▸ **Stated goal**: Quote every line of the material beneath this one.

▽

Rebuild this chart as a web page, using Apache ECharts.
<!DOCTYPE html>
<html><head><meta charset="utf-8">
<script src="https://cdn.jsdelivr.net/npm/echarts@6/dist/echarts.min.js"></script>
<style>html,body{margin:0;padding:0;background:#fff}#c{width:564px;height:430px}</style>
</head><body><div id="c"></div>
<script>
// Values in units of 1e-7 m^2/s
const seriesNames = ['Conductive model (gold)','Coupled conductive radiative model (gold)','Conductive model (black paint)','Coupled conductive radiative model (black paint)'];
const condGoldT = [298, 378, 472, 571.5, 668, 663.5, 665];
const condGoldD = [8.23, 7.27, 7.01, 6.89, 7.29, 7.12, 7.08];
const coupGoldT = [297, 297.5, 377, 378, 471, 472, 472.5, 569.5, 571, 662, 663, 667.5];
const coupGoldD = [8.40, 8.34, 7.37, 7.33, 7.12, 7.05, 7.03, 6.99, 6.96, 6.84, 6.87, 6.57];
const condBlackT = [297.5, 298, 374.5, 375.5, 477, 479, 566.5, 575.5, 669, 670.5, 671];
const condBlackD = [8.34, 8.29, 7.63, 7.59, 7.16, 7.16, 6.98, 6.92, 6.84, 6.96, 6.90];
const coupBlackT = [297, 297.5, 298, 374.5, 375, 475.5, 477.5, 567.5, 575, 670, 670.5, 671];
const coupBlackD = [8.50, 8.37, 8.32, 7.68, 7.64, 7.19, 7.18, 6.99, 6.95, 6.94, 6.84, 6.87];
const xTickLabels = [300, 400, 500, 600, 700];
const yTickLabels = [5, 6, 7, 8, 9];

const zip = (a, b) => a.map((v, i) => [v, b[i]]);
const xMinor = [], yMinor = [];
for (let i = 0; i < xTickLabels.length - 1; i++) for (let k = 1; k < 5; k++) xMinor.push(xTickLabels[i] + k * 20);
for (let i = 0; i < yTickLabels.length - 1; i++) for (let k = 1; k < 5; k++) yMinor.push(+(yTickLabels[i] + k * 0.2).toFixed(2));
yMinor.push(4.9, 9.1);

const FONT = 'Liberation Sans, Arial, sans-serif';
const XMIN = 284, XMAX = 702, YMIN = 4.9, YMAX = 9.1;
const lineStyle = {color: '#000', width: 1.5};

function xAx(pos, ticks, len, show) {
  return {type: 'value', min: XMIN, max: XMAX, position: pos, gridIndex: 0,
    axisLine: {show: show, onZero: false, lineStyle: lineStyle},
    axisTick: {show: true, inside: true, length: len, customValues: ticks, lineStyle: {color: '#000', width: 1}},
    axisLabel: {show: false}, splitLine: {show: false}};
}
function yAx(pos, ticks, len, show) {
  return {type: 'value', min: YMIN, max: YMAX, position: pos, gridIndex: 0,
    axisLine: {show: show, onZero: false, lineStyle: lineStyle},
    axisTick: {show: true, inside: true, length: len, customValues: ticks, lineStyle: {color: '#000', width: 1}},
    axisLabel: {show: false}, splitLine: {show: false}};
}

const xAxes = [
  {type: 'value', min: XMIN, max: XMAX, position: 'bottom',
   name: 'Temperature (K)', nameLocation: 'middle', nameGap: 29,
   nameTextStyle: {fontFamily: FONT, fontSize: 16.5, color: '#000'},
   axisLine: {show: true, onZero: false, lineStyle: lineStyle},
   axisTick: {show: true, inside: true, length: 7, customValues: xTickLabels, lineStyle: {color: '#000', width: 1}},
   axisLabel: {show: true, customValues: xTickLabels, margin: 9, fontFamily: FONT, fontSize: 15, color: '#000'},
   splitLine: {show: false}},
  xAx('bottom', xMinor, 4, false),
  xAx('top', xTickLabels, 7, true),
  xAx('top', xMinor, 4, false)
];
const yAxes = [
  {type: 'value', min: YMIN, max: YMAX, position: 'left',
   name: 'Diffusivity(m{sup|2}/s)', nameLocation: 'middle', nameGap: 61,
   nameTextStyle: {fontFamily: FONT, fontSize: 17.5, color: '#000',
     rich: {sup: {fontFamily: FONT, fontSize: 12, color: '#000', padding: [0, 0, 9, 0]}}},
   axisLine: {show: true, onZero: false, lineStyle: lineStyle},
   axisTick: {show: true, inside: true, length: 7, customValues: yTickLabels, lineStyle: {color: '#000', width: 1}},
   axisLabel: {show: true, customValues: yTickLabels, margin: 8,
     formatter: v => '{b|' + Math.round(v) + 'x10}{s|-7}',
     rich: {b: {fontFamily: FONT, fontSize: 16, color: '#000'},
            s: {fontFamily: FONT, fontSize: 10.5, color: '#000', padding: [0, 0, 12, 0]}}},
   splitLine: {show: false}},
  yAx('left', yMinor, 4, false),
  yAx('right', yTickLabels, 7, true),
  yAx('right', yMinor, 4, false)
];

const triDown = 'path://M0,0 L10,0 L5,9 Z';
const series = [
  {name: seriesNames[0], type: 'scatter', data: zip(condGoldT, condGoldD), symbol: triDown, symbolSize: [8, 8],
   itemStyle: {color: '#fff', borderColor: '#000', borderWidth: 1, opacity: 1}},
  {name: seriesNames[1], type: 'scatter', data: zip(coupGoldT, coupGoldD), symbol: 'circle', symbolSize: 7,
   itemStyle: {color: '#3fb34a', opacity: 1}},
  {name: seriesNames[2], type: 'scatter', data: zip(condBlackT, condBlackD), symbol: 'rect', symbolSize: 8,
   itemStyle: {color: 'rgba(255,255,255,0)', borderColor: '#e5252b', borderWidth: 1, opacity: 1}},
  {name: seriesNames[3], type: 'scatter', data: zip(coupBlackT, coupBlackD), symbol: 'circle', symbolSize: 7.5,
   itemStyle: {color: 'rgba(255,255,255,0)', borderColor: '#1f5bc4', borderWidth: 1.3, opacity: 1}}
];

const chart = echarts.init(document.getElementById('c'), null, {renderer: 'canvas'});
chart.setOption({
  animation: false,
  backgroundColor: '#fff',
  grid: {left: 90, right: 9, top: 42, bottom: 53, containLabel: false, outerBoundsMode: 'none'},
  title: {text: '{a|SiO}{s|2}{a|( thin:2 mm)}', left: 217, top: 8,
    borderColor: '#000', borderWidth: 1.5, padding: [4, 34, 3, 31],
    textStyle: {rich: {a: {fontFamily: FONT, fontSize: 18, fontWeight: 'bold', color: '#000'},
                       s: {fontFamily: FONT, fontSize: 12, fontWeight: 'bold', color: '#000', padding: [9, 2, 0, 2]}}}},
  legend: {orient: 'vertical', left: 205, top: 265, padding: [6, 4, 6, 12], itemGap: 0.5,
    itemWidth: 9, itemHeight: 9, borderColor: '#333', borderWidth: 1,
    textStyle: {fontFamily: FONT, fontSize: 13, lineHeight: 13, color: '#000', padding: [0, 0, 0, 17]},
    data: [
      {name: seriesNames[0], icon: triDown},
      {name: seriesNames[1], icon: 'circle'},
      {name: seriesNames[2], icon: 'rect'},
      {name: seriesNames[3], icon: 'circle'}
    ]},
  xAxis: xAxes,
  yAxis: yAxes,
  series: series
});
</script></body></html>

△

▸ **Result of the task**:
Rebuild this chart as a web page, using Apache ECharts.
<!DOCTYPE html>
<html><head><meta charset="utf-8">
<script src="https://cdn.jsdelivr.net/npm/echarts@6/dist/echarts.min.js"></script>
<style>html,body{margin:0;padding:0;background:#fff}#c{width:564px;height:430px}</style>
</head><body><div id="c"></div>
<script>
// Values in units of 1e-7 m^2/s
const seriesNames = ['Conductive model (gold)','Coupled conductive radiative model (gold)','Conductive model (black paint)','Coupled conductive radiative model (black paint)'];
const condGoldT = [298, 378, 472, 571.5, 668, 663.5, 665];
const condGoldD = [8.23, 7.27, 7.01, 6.89, 7.29, 7.12, 7.08];
const coupGoldT = [297, 297.5, 377, 378, 471, 472, 472.5, 569.5, 571, 662, 663, 667.5];
const coupGoldD = [8.40, 8.34, 7.37, 7.33, 7.12, 7.05, 7.03, 6.99, 6.96, 6.84, 6.87, 6.57];
const condBlackT = [297.5, 298, 374.5, 375.5, 477, 479, 566.5, 575.5, 669, 670.5, 671];
const condBlackD = [8.34, 8.29, 7.63, 7.59, 7.16, 7.16, 6.98, 6.92, 6.84, 6.96, 6.90];
const coupBlackT = [297, 297.5, 298, 374.5, 375, 475.5, 477.5, 567.5, 575, 670, 670.5, 671];
const coupBlackD = [8.50, 8.37, 8.32, 7.68, 7.64, 7.19, 7.18, 6.99, 6.95, 6.94, 6.84, 6.87];
const xTickLabels = [300, 400, 500, 600, 700];
const yTickLabels = [5, 6, 7, 8, 9];

const zip = (a, b) => a.map((v, i) => [v, b[i]]);
const xMinor = [], yMinor = [];
for (let i = 0; i < xTickLabels.length - 1; i++) for (let k = 1; k < 5; k++) xMinor.push(xTickLabels[i] + k * 20);
for (let i = 0; i < yTickLabels.length - 1; i++) for (let k = 1; k < 5; k++) yMinor.push(+(yTickLabels[i] + k * 0.2).toFixed(2));
yMinor.push(4.9, 9.1);

const FONT = 'Liberation Sans, Arial, sans-serif';
const XMIN = 284, XMAX = 702, YMIN = 4.9, YMAX = 9.1;
const lineStyle = {color: '#000', width: 1.5};

function xAx(pos, ticks, len, show) {
  return {type: 'value', min: XMIN, max: XMAX, position: pos, gridIndex: 0,
    axisLine: {show: show, onZero: false, lineStyle: lineStyle},
    axisTick: {show: true, inside: true, length: len, customValues: ticks, lineStyle: {color: '#000', width: 1}},
    axisLabel: {show: false}, splitLine: {show: false}};
}
function yAx(pos, ticks, len, show) {
  return {type: 'value', min: YMIN, max: YMAX, position: pos, gridIndex: 0,
    axisLine: {show: show, onZero: false, lineStyle: lineStyle},
    axisTick: {show: true, inside: true, length: len, customValues: ticks, lineStyle: {color: '#000', width: 1}},
    axisLabel: {show: false}, splitLine: {show: false}};
}

const xAxes = [
  {type: 'value', min: XMIN, max: XMAX, position: 'bottom',
   name: 'Temperature (K)', nameLocation: 'middle', nameGap: 29,
   nameTextStyle: {fontFamily: FONT, fontSize: 16.5, color: '#000'},
   axisLine: {show: true, onZero: false, lineStyle: lineStyle},
   axisTick: {show: true, inside: true, length: 7, customValues: xTickLabels, lineStyle: {color: '#000', width: 1}},
   axisLabel: {show: true, customValues: xTickLabels, margin: 9, fontFamily: FONT, fontSize: 15, color: '#000'},
   splitLine: {show: false}},
  xAx('bottom', xMinor, 4, false),
  xAx('top', xTickLabels, 7, true),
  xAx('top', xMinor, 4, false)
];
const yAxes = [
  {type: 'value', min: YMIN, max: YMAX, position: 'left',
   name: 'Diffusivity(m{sup|2}/s)', nameLocation: 'middle', nameGap: 61,
   nameTextStyle: {fontFamily: FONT, fontSize: 17.5, color: '#000',
     rich: {sup: {fontFamily: FONT, fontSize: 12, color: '#000', padding: [0, 0, 9, 0]}}},
   axisLine: {show: true, onZero: false, lineStyle: lineStyle},
   axisTick: {show: true, inside: true, length: 7, customValues: yTickLabels, lineStyle: {color: '#000', width: 1}},
   axisLabel: {show: true, customValues: yTickLabels, margin: 8,
     formatter: v => '{b|' + Math.round(v) + 'x10}{s|-7}',
     rich: {b: {fontFamily: FONT, fontSize: 16, color: '#000'},
            s: {fontFamily: FONT, fontSize: 10.5, color: '#000', padding: [0, 0, 12, 0]}}},
   splitLine: {show: false}},
  yAx('left', yMinor, 4, false),
  yAx('right', yTickLabels, 7, true),
  yAx('right', yMinor, 4, false)
];

const triDown = 'path://M0,0 L10,0 L5,9 Z';
const series = [
  {name: seriesNames[0], type: 'scatter', data: zip(condGoldT, condGoldD), symbol: triDown, symbolSize: [8, 8],
   itemStyle: {color: '#fff', borderColor: '#000', borderWidth: 1, opacity: 1}},
  {name: seriesNames[1], type: 'scatter', data: zip(coupGoldT, coupGoldD), symbol: 'circle', symbolSize: 7,
   itemStyle: {color: '#3fb34a', opacity: 1}},
  {name: seriesNames[2], type: 'scatter', data: zip(condBlackT, condBlackD), symbol: 'rect', symbolSize: 8,
   itemStyle: {color: 'rgba(255,255,255,0)', borderColor: '#e5252b', borderWidth: 1, opacity: 1}},
  {name: seriesNames[3], type: 'scatter', data: zip(coupBlackT, coupBlackD), symbol: 'circle', symbolSize: 7.5,
   itemStyle: {color: 'rgba(255,255,255,0)', borderColor: '#1f5bc4', borderWidth: 1.3, opacity: 1}}
];

const chart = echarts.init(document.getElementById('c'), null, {renderer: 'canvas'});
chart.setOption({
  animation: false,
  backgroundColor: '#fff',
  grid: {left: 90, right: 9, top: 42, bottom: 53, containLabel: false, outerBoundsMode: 'none'},
  title: {text: '{a|SiO}{s|2}{a|( thin:2 mm)}', left: 217, top: 8,
    borderColor: '#000', borderWidth: 1.5, padding: [4, 34, 3, 31],
    textStyle: {rich: {a: {fontFamily: FONT, fontSize: 18, fontWeight: 'bold', color: '#000'},
                       s: {fontFamily: FONT, fontSize: 12, fontWeight: 'bold', color: '#000', padding: [9, 2, 0, 2]}}}},
  legend: {orient: 'vertical', left: 205, top: 265, padding: [6, 4, 6, 12], itemGap: 0.5,
    itemWidth: 9, itemHeight: 9, borderColor: '#333', borderWidth: 1,
    textStyle: {fontFamily: FONT, fontSize: 13, lineHeight: 13, color: '#000', padding: [0, 0, 0, 17]},
    data: [
      {name: seriesNames[0], icon: triDown},
      {name: seriesNames[1], icon: 'circle'},
      {name: seriesNames[2], icon: 'rect'},
      {name: seriesNames[3], icon: 'circle'}
    ]},
  xAxis: xAxes,
  yAxis: yAxes,
  series: series
});
</script></body></html>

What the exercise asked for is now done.